WRITTEN INSTRUCTION:
Begin the copy with the line that contains "Output the Python" and end it with the line that contains "LINE_GAP = 24.5". Print these lines exactly and omit all pictures.

INPUT MATERIAL:
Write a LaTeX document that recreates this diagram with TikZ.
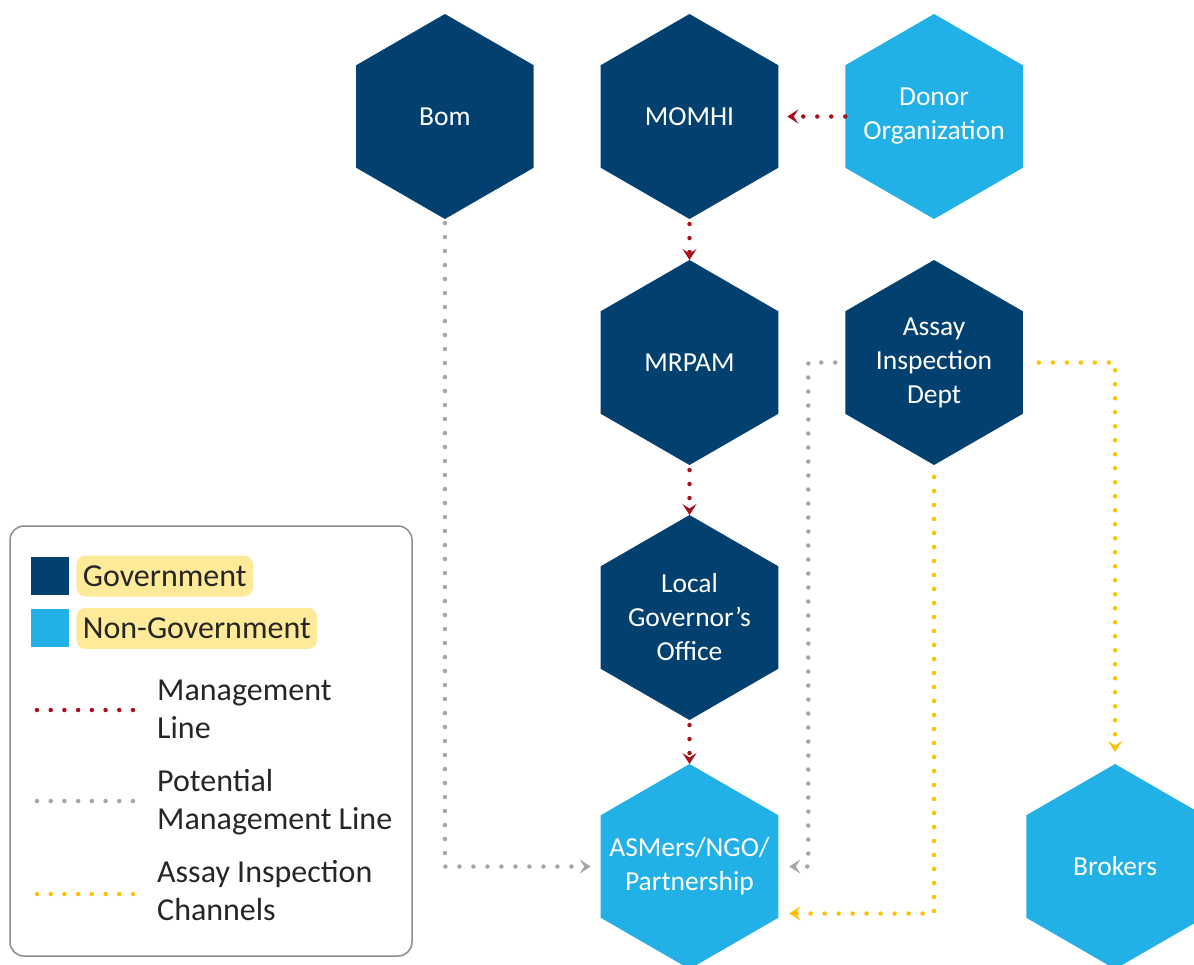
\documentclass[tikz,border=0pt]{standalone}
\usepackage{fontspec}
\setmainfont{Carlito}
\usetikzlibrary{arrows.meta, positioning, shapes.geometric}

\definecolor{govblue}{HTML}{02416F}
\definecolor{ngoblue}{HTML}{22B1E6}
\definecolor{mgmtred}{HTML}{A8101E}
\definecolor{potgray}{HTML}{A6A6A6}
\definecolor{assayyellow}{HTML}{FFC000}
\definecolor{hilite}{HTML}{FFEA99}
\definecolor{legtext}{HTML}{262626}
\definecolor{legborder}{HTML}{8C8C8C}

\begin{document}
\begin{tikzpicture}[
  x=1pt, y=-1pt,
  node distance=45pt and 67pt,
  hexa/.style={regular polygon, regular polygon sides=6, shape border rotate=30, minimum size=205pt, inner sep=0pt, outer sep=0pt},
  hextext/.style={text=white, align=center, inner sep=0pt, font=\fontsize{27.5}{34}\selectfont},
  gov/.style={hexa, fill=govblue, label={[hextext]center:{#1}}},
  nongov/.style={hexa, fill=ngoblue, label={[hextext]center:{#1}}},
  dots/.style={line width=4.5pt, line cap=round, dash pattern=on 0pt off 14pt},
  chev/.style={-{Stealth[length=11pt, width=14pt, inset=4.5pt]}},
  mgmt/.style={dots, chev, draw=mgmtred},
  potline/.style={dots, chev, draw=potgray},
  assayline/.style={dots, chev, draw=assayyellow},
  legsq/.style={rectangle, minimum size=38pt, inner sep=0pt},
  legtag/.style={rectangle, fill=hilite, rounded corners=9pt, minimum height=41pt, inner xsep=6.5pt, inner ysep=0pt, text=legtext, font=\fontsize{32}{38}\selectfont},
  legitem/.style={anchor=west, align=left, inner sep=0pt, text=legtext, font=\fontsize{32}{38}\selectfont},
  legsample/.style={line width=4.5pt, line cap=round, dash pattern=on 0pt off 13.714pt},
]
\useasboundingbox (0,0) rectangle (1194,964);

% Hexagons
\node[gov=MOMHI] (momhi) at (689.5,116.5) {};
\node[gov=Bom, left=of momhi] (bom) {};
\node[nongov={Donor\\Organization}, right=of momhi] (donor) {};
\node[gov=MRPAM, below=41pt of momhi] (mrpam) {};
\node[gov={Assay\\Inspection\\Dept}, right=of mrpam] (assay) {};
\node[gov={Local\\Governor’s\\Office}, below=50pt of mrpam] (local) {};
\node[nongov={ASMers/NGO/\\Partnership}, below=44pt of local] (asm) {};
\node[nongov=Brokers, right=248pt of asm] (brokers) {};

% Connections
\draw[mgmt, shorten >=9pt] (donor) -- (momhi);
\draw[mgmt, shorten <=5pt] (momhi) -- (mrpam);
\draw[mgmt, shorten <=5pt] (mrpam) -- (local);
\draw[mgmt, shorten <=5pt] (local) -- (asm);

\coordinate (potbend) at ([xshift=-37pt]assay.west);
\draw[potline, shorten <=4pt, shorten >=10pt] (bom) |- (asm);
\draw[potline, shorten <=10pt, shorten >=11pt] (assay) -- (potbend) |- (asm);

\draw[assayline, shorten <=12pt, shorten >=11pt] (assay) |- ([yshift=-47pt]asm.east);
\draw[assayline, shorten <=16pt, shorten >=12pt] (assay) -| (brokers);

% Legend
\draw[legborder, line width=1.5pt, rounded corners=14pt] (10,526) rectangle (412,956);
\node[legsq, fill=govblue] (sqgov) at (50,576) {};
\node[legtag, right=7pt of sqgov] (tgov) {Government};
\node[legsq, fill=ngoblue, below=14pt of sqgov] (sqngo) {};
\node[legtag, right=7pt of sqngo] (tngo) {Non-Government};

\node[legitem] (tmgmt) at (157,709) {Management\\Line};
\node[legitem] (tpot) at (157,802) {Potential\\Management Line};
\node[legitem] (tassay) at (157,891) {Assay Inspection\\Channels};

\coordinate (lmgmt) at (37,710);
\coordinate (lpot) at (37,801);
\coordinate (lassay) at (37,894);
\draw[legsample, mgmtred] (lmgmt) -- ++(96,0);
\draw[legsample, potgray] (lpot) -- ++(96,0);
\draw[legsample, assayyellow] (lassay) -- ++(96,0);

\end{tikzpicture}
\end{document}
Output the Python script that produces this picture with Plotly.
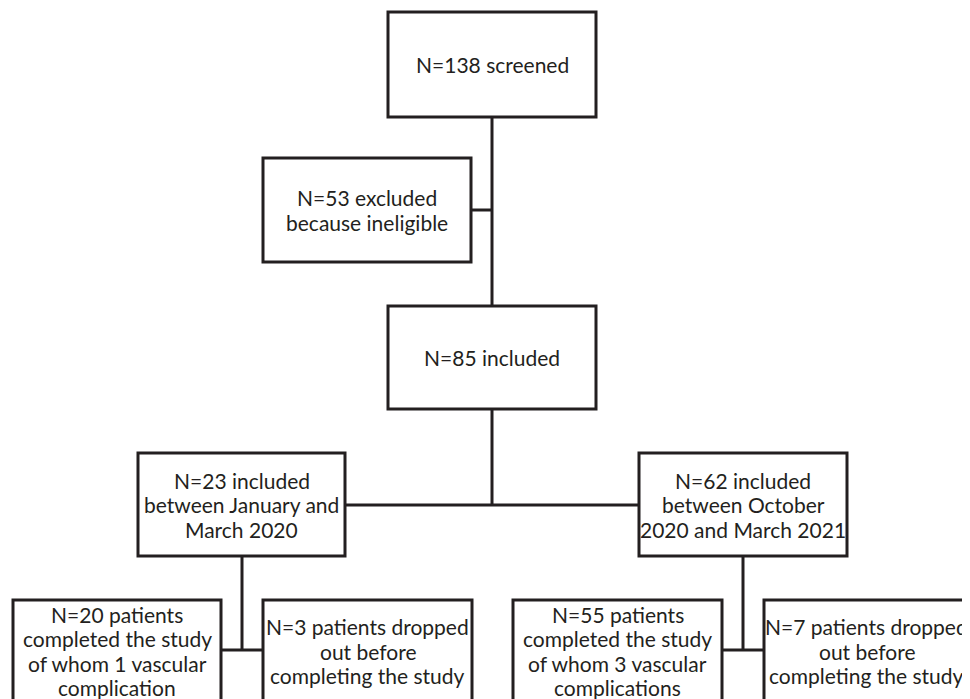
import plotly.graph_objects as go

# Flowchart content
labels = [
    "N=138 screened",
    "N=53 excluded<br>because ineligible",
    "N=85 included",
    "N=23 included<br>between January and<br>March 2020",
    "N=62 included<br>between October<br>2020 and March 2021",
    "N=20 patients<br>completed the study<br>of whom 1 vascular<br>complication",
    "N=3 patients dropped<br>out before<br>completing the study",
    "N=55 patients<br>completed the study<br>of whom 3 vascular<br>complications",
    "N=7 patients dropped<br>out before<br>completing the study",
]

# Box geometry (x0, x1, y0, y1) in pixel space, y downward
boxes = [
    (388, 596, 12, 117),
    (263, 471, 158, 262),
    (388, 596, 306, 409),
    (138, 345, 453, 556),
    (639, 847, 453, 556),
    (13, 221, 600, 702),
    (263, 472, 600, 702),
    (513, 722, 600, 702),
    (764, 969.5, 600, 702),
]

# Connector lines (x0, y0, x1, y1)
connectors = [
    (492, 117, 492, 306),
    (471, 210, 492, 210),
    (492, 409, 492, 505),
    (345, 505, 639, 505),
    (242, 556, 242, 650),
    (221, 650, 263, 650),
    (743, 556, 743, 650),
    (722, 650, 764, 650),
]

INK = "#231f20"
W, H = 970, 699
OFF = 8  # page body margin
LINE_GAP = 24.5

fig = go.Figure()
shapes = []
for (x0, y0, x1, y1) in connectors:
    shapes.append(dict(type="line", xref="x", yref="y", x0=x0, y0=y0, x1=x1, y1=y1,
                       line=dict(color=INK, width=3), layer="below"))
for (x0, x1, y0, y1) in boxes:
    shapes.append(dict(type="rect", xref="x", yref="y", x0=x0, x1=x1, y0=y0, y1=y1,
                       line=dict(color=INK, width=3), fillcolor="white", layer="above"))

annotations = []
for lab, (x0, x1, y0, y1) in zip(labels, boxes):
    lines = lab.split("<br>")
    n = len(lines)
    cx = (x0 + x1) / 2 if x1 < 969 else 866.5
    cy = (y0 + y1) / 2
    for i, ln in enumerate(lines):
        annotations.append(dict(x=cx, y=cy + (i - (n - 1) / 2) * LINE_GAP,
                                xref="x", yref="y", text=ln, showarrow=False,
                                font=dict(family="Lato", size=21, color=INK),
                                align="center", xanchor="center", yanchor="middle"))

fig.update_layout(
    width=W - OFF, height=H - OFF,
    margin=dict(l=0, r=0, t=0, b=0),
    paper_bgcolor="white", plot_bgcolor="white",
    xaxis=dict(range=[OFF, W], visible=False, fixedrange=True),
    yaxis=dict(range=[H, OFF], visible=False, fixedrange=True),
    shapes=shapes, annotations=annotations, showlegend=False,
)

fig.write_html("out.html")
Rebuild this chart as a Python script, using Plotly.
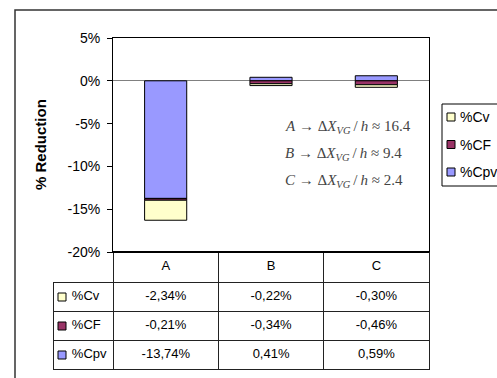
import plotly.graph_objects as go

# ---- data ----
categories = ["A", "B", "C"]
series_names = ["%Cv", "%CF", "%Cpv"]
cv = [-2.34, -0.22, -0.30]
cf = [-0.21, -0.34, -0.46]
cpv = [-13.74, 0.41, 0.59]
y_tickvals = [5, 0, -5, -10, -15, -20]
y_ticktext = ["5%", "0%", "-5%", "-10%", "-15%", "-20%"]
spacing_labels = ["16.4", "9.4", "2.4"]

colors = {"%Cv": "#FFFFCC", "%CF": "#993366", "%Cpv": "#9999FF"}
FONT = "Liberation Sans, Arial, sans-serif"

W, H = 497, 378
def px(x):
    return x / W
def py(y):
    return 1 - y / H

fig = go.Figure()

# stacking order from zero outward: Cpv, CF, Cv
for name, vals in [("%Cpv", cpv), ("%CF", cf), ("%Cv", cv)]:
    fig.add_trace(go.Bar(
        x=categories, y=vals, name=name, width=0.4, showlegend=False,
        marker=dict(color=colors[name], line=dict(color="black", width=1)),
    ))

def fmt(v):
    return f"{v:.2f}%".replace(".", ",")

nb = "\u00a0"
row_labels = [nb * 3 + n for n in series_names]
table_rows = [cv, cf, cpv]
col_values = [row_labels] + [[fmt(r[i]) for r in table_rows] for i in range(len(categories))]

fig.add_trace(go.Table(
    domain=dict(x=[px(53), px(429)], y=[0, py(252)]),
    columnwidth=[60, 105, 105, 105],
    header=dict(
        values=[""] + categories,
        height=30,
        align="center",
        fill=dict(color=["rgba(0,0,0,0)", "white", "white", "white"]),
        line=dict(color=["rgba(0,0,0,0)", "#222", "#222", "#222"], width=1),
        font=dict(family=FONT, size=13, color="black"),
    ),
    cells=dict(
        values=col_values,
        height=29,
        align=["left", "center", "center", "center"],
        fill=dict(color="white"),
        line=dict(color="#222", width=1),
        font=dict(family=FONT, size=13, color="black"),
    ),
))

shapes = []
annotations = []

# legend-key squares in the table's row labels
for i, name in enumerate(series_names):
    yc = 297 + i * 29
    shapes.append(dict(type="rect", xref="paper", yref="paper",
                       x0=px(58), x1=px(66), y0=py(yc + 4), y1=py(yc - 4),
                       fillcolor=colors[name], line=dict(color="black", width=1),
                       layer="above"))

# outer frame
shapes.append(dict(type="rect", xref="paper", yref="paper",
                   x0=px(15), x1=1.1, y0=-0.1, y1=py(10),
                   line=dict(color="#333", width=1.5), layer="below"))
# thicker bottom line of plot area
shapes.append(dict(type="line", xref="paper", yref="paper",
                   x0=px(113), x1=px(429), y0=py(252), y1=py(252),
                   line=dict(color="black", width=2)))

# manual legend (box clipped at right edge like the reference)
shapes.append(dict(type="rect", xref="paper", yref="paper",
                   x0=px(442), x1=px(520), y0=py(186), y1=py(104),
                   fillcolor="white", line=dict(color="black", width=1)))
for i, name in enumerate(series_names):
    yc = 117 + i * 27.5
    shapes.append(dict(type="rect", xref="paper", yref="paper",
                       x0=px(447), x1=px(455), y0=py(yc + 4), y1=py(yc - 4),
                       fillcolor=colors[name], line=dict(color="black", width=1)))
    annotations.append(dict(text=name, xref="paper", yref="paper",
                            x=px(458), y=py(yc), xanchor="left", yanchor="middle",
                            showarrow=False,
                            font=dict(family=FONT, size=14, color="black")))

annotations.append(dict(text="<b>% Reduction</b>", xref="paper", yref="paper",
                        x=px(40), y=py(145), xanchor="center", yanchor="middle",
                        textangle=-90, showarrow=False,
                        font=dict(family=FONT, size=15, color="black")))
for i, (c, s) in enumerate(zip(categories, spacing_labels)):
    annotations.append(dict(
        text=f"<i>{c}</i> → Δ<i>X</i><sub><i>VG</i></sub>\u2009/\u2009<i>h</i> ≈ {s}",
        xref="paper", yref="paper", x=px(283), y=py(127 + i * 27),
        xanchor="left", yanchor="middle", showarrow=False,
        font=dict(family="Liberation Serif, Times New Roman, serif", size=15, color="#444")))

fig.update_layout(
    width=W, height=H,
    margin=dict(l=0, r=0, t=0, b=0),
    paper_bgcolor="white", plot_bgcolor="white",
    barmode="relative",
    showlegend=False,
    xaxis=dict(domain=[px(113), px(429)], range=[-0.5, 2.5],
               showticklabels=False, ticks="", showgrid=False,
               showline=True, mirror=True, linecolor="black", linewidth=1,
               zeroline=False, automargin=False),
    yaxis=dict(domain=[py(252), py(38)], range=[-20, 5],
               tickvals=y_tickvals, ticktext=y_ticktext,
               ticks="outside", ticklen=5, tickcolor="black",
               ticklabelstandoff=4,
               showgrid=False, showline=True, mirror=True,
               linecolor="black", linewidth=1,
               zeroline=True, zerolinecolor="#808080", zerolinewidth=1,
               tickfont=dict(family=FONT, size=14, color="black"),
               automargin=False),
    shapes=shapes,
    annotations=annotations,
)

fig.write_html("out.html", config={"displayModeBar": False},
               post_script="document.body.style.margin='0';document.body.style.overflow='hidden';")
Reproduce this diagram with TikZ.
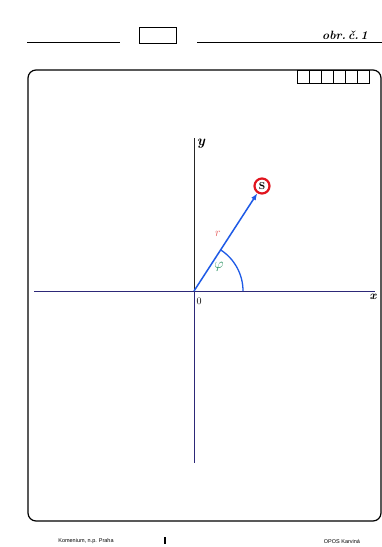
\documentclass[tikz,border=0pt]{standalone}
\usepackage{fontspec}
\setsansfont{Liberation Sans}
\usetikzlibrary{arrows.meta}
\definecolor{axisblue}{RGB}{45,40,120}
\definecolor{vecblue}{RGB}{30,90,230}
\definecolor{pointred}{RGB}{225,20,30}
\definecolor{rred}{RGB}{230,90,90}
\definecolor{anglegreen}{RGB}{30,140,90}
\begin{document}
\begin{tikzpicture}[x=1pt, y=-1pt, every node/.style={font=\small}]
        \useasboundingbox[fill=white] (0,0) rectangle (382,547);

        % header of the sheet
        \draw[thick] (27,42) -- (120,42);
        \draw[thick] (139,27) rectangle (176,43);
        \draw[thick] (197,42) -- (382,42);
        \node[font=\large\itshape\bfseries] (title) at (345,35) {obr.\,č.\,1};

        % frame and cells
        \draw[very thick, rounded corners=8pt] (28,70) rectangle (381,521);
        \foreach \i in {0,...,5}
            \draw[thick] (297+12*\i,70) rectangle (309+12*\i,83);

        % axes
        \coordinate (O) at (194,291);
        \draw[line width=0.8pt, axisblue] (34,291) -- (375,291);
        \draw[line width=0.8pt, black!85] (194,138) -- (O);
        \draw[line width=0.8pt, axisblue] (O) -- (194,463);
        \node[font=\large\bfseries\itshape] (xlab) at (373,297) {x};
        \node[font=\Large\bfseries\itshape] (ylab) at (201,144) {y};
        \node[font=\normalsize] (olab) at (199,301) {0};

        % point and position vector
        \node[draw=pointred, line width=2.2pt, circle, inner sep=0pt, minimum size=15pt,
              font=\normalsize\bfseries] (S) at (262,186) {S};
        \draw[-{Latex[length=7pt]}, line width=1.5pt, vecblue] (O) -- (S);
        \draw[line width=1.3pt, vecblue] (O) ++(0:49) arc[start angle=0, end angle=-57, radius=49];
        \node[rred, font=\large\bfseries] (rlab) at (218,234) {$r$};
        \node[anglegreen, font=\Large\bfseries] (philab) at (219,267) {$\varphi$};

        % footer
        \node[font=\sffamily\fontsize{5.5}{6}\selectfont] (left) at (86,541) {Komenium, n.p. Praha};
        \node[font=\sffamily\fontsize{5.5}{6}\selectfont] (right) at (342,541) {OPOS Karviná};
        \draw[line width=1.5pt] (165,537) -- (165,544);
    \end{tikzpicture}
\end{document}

CORRECT OUTPUT:
Output the Python script that produces this picture with Plotly.
import plotly.graph_objects as go

# Flowchart content
labels = [
    "N=138 screened",
    "N=53 excluded<br>because ineligible",
    "N=85 included",
    "N=23 included<br>between January and<br>March 2020",
    "N=62 included<br>between October<br>2020 and March 2021",
    "N=20 patients<br>completed the study<br>of whom 1 vascular<br>complication",
    "N=3 patients dropped<br>out before<br>completing the study",
    "N=55 patients<br>completed the study<br>of whom 3 vascular<br>complications",
    "N=7 patients dropped<br>out before<br>completing the study",
]

# Box geometry (x0, x1, y0, y1) in pixel space, y downward
boxes = [
    (388, 596, 12, 117),
    (263, 471, 158, 262),
    (388, 596, 306, 409),
    (138, 345, 453, 556),
    (639, 847, 453, 556),
    (13, 221, 600, 702),
    (263, 472, 600, 702),
    (513, 722, 600, 702),
    (764, 969.5, 600, 702),
]

# Connector lines (x0, y0, x1, y1)
connectors = [
    (492, 117, 492, 306),
    (471, 210, 492, 210),
    (492, 409, 492, 505),
    (345, 505, 639, 505),
    (242, 556, 242, 650),
    (221, 650, 263, 650),
    (743, 556, 743, 650),
    (722, 650, 764, 650),
]

INK = "#231f20"
W, H = 970, 699
OFF = 8  # page body margin
LINE_GAP = 24.5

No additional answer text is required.